# WHAT YOU HAVE TO DO
Output the material below unchanged, apart from leaving out the pictures.

# DATA EXCERPT
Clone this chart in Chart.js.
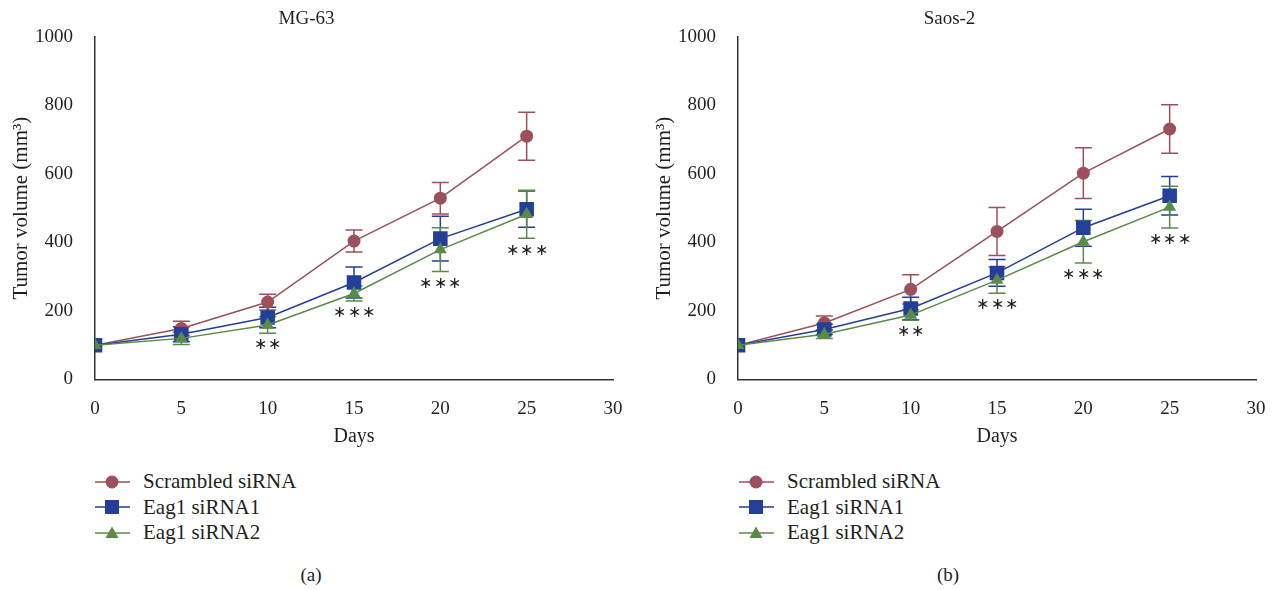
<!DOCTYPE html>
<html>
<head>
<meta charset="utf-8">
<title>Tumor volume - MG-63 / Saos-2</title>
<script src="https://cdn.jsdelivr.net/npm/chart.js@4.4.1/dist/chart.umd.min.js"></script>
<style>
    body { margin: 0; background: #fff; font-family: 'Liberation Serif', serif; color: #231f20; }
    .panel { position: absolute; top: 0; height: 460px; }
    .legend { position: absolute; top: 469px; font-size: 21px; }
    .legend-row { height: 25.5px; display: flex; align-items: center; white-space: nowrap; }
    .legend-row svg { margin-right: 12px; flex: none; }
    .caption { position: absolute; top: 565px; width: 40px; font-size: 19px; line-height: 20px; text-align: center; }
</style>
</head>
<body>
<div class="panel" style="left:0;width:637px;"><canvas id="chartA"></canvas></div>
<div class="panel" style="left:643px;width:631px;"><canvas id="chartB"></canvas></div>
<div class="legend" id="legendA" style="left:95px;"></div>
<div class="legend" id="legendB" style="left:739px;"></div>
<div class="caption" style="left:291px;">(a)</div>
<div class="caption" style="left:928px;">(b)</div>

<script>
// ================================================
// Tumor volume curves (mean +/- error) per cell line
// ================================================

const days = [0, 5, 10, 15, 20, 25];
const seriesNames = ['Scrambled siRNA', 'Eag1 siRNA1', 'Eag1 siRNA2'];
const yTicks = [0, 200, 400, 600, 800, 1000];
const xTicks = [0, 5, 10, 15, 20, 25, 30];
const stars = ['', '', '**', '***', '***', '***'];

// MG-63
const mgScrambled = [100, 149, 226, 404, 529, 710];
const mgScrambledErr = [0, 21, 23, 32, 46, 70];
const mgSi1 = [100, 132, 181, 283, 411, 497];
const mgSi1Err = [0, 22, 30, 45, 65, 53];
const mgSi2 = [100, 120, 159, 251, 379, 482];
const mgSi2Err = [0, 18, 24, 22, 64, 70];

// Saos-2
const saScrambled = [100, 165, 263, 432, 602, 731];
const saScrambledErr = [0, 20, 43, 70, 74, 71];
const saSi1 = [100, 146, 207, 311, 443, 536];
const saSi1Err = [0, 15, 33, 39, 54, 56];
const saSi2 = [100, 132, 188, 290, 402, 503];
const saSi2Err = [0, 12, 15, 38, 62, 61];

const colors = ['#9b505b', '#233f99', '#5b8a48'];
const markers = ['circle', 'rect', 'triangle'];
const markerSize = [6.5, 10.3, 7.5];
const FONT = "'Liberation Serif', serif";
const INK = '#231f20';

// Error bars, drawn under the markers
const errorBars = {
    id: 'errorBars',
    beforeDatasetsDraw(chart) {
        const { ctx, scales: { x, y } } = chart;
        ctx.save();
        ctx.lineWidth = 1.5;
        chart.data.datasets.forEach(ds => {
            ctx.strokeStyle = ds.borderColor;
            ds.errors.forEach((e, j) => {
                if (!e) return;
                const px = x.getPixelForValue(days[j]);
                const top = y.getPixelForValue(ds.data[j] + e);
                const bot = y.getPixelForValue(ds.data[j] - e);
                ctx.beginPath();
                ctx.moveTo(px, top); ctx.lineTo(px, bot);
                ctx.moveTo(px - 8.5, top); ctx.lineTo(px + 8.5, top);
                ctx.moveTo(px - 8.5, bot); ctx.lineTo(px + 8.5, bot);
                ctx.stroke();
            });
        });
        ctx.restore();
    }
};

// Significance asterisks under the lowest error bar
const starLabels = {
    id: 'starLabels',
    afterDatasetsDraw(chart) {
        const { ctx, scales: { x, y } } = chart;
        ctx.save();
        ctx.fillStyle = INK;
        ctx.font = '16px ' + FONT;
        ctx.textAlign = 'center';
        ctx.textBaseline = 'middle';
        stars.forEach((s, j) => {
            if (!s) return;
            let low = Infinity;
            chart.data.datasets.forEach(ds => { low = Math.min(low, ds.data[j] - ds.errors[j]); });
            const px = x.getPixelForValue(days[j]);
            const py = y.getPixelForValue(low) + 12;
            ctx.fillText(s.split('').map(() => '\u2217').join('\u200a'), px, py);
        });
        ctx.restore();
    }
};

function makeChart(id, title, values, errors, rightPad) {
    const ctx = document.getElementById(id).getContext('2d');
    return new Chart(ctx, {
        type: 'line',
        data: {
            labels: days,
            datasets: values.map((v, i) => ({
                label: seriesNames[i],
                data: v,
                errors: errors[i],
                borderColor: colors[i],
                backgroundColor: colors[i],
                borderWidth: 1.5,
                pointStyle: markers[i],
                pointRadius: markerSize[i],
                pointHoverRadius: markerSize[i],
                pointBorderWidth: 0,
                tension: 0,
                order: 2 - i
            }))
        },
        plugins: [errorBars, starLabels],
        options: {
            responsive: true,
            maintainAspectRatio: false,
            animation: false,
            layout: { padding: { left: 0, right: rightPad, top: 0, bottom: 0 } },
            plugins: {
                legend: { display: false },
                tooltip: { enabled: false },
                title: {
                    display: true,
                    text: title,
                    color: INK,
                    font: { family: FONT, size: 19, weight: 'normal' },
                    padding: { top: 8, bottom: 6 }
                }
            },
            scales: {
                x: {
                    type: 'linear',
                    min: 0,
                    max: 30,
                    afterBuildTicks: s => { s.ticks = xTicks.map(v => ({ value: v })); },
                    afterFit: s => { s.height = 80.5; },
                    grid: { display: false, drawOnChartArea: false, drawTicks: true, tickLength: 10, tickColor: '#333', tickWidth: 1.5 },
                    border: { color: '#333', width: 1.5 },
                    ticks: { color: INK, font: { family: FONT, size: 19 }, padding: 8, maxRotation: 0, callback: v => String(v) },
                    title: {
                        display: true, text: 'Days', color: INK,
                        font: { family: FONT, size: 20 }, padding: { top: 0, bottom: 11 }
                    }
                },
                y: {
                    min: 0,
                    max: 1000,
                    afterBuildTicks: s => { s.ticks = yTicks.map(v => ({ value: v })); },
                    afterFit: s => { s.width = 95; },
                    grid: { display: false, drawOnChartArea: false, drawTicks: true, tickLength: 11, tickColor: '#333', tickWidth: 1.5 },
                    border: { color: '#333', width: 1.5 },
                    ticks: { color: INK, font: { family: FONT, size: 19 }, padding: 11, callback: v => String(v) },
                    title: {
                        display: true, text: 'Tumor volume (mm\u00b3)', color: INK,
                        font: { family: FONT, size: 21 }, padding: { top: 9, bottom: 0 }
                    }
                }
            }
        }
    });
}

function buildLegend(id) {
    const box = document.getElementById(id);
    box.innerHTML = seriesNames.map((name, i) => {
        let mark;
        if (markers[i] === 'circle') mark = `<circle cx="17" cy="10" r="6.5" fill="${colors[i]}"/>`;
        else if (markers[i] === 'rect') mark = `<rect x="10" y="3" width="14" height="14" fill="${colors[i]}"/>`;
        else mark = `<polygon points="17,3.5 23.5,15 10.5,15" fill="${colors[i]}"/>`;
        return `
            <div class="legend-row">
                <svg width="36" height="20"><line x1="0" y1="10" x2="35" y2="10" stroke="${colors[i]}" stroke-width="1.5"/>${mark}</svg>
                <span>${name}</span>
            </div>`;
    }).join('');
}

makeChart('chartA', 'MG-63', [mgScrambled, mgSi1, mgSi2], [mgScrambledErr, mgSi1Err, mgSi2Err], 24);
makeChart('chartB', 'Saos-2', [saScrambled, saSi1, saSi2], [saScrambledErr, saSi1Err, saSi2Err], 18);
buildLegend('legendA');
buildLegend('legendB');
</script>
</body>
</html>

# RIGHT ANSWER
Clone this chart in Chart.js.
<!DOCTYPE html>
<html>
<head>
<meta charset="utf-8">
<title>Tumor volume - MG-63 / Saos-2</title>
<script src="https://cdn.jsdelivr.net/npm/chart.js@4.4.1/dist/chart.umd.min.js"></script>
<style>
    body { margin: 0; background: #fff; font-family: 'Liberation Serif', serif; color: #231f20; }
    .panel { position: absolute; top: 0; height: 460px; }
    .legend { position: absolute; top: 469px; font-size: 21px; }
    .legend-row { height: 25.5px; display: flex; align-items: center; white-space: nowrap; }
    .legend-row svg { margin-right: 12px; flex: none; }
    .caption { position: absolute; top: 565px; width: 40px; font-size: 19px; line-height: 20px; text-align: center; }
</style>
</head>
<body>
<div class="panel" style="left:0;width:637px;"><canvas id="chartA"></canvas></div>
<div class="panel" style="left:643px;width:631px;"><canvas id="chartB"></canvas></div>
<div class="legend" id="legendA" style="left:95px;"></div>
<div class="legend" id="legendB" style="left:739px;"></div>
<div class="caption" style="left:291px;">(a)</div>
<div class="caption" style="left:928px;">(b)</div>

<script>
// ================================================
// Tumor volume curves (mean +/- error) per cell line
// ================================================

const days = [0, 5, 10, 15, 20, 25];
const seriesNames = ['Scrambled siRNA', 'Eag1 siRNA1', 'Eag1 siRNA2'];
const yTicks = [0, 200, 400, 600, 800, 1000];
const xTicks = [0, 5, 10, 15, 20, 25, 30];
const stars = ['', '', '**', '***', '***', '***'];

// MG-63
const mgScrambled = [100, 149, 226, 404, 529, 710];
const mgScrambledErr = [0, 21, 23, 32, 46, 70];
const mgSi1 = [100, 132, 181, 283, 411, 497];
const mgSi1Err = [0, 22, 30, 45, 65, 53];
const mgSi2 = [100, 120, 159, 251, 379, 482];
const mgSi2Err = [0, 18, 24, 22, 64, 70];

// Saos-2
const saScrambled = [100, 165, 263, 432, 602, 731];
const saScrambledErr = [0, 20, 43, 70, 74, 71];
const saSi1 = [100, 146, 207, 311, 443, 536];
const saSi1Err = [0, 15, 33, 39, 54, 56];
const saSi2 = [100, 132, 188, 290, 402, 503];
const saSi2Err = [0, 12, 15, 38, 62, 61];

const colors = ['#9b505b', '#233f99', '#5b8a48'];
const markers = ['circle', 'rect', 'triangle'];
const markerSize = [6.5, 10.3, 7.5];
const FONT = "'Liberation Serif', serif";
const INK = '#231f20';

// Error bars, drawn under the markers
const errorBars = {
    id: 'errorBars',
    beforeDatasetsDraw(chart) {
        const { ctx, scales: { x, y } } = chart;
        ctx.save();
        ctx.lineWidth = 1.5;
        chart.data.datasets.forEach(ds => {
            ctx.strokeStyle = ds.borderColor;
            ds.errors.forEach((e, j) => {
                if (!e) return;
                const px = x.getPixelForValue(days[j]);
                const top = y.getPixelForValue(ds.data[j] + e);
                const bot = y.getPixelForValue(ds.data[j] - e);
                ctx.beginPath();
                ctx.moveTo(px, top); ctx.lineTo(px, bot);
                ctx.moveTo(px - 8.5, top); ctx.lineTo(px + 8.5, top);
                ctx.moveTo(px - 8.5, bot); ctx.lineTo(px + 8.5, bot);
                ctx.stroke();
            });
        });
        ctx.restore();
    }
};

// Significance asterisks under the lowest error bar
const starLabels = {
    id: 'starLabels',
    afterDatasetsDraw(chart) {
        const { ctx, scales: { x, y } } = chart;
        ctx.save();
        ctx.fillStyle = INK;
        ctx.font = '16px ' + FONT;
        ctx.textAlign = 'center';
        ctx.textBaseline = 'middle';
        stars.forEach((s, j) => {
            if (!s) return;
            let low = Infinity;
            chart.data.datasets.forEach(ds => { low = Math.min(low, ds.data[j] - ds.errors[j]); });
            const px = x.getPixelForValue(days[j]);
            const py = y.getPixelForValue(low) + 12;
            ctx.fillText(s.split('').map(() => '\u2217').join('\u200a'), px, py);
        });
        ctx.restore();
    }
};

function makeChart(id, title, values, errors, rightPad) {
    const ctx = document.getElementById(id).getContext('2d');
    return new Chart(ctx, {
        type: 'line',
        data: {
            labels: days,
            datasets: values.map((v, i) => ({
                label: seriesNames[i],
                data: v,
                errors: errors[i],
                borderColor: colors[i],
                backgroundColor: colors[i],
                borderWidth: 1.5,
                pointStyle: markers[i],
                pointRadius: markerSize[i],
                pointHoverRadius: markerSize[i],
                pointBorderWidth: 0,
                tension: 0,
                order: 2 - i
            }))
        },
        plugins: [errorBars, starLabels],
        options: {
            responsive: true,
            maintainAspectRatio: false,
            animation: false,
            layout: { padding: { left: 0, right: rightPad, top: 0, bottom: 0 } },
            plugins: {
                legend: { display: false },
                tooltip: { enabled: false },
                title: {
                    display: true,
                    text: title,
                    color: INK,
                    font: { family: FONT, size: 19, weight: 'normal' },
                    padding: { top: 8, bottom: 6 }
                }
            },
            scales: {
                x: {
                    type: 'linear',
                    min: 0,
                    max: 30,
                    afterBuildTicks: s => { s.ticks = xTicks.map(v => ({ value: v })); },
                    afterFit: s => { s.height = 80.5; },
                    grid: { display: false, drawOnChartArea: false, drawTicks: true, tickLength: 10, tickColor: '#333', tickWidth: 1.5 },
                    border: { color: '#333', width: 1.5 },
                    ticks: { color: INK, font: { family: FONT, size: 19 }, padding: 8, maxRotation: 0, callback: v => String(v) },
                    title: {
                        display: true, text: 'Days', color: INK,
                        font: { family: FONT, size: 20 }, padding: { top: 0, bottom: 11 }
                    }
                },
                y: {
                    min: 0,
                    max: 1000,
                    afterBuildTicks: s => { s.ticks = yTicks.map(v => ({ value: v })); },
                    afterFit: s => { s.width = 95; },
                    grid: { display: false, drawOnChartArea: false, drawTicks: true, tickLength: 11, tickColor: '#333', tickWidth: 1.5 },
                    border: { color: '#333', width: 1.5 },
                    ticks: { color: INK, font: { family: FONT, size: 19 }, padding: 11, callback: v => String(v) },
                    title: {
                        display: true, text: 'Tumor volume (mm\u00b3)', color: INK,
                        font: { family: FONT, size: 21 }, padding: { top: 9, bottom: 0 }
                    }
                }
            }
        }
    });
}

function buildLegend(id) {
    const box = document.getElementById(id);
    box.innerHTML = seriesNames.map((name, i) => {
        let mark;
        if (markers[i] === 'circle') mark = `<circle cx="17" cy="10" r="6.5" fill="${colors[i]}"/>`;
        else if (markers[i] === 'rect') mark = `<rect x="10" y="3" width="14" height="14" fill="${colors[i]}"/>`;
        else mark = `<polygon points="17,3.5 23.5,15 10.5,15" fill="${colors[i]}"/>`;
        return `
            <div class="legend-row">
                <svg width="36" height="20"><line x1="0" y1="10" x2="35" y2="10" stroke="${colors[i]}" stroke-width="1.5"/>${mark}</svg>
                <span>${name}</span>
            </div>`;
    }).join('');
}

makeChart('chartA', 'MG-63', [mgScrambled, mgSi1, mgSi2], [mgScrambledErr, mgSi1Err, mgSi2Err], 24);
makeChart('chartB', 'Saos-2', [saScrambled, saSi1, saSi2], [saScrambledErr, saSi1Err, saSi2Err], 18);
buildLegend('legendA');
buildLegend('legendB');
</script>
</body>
</html>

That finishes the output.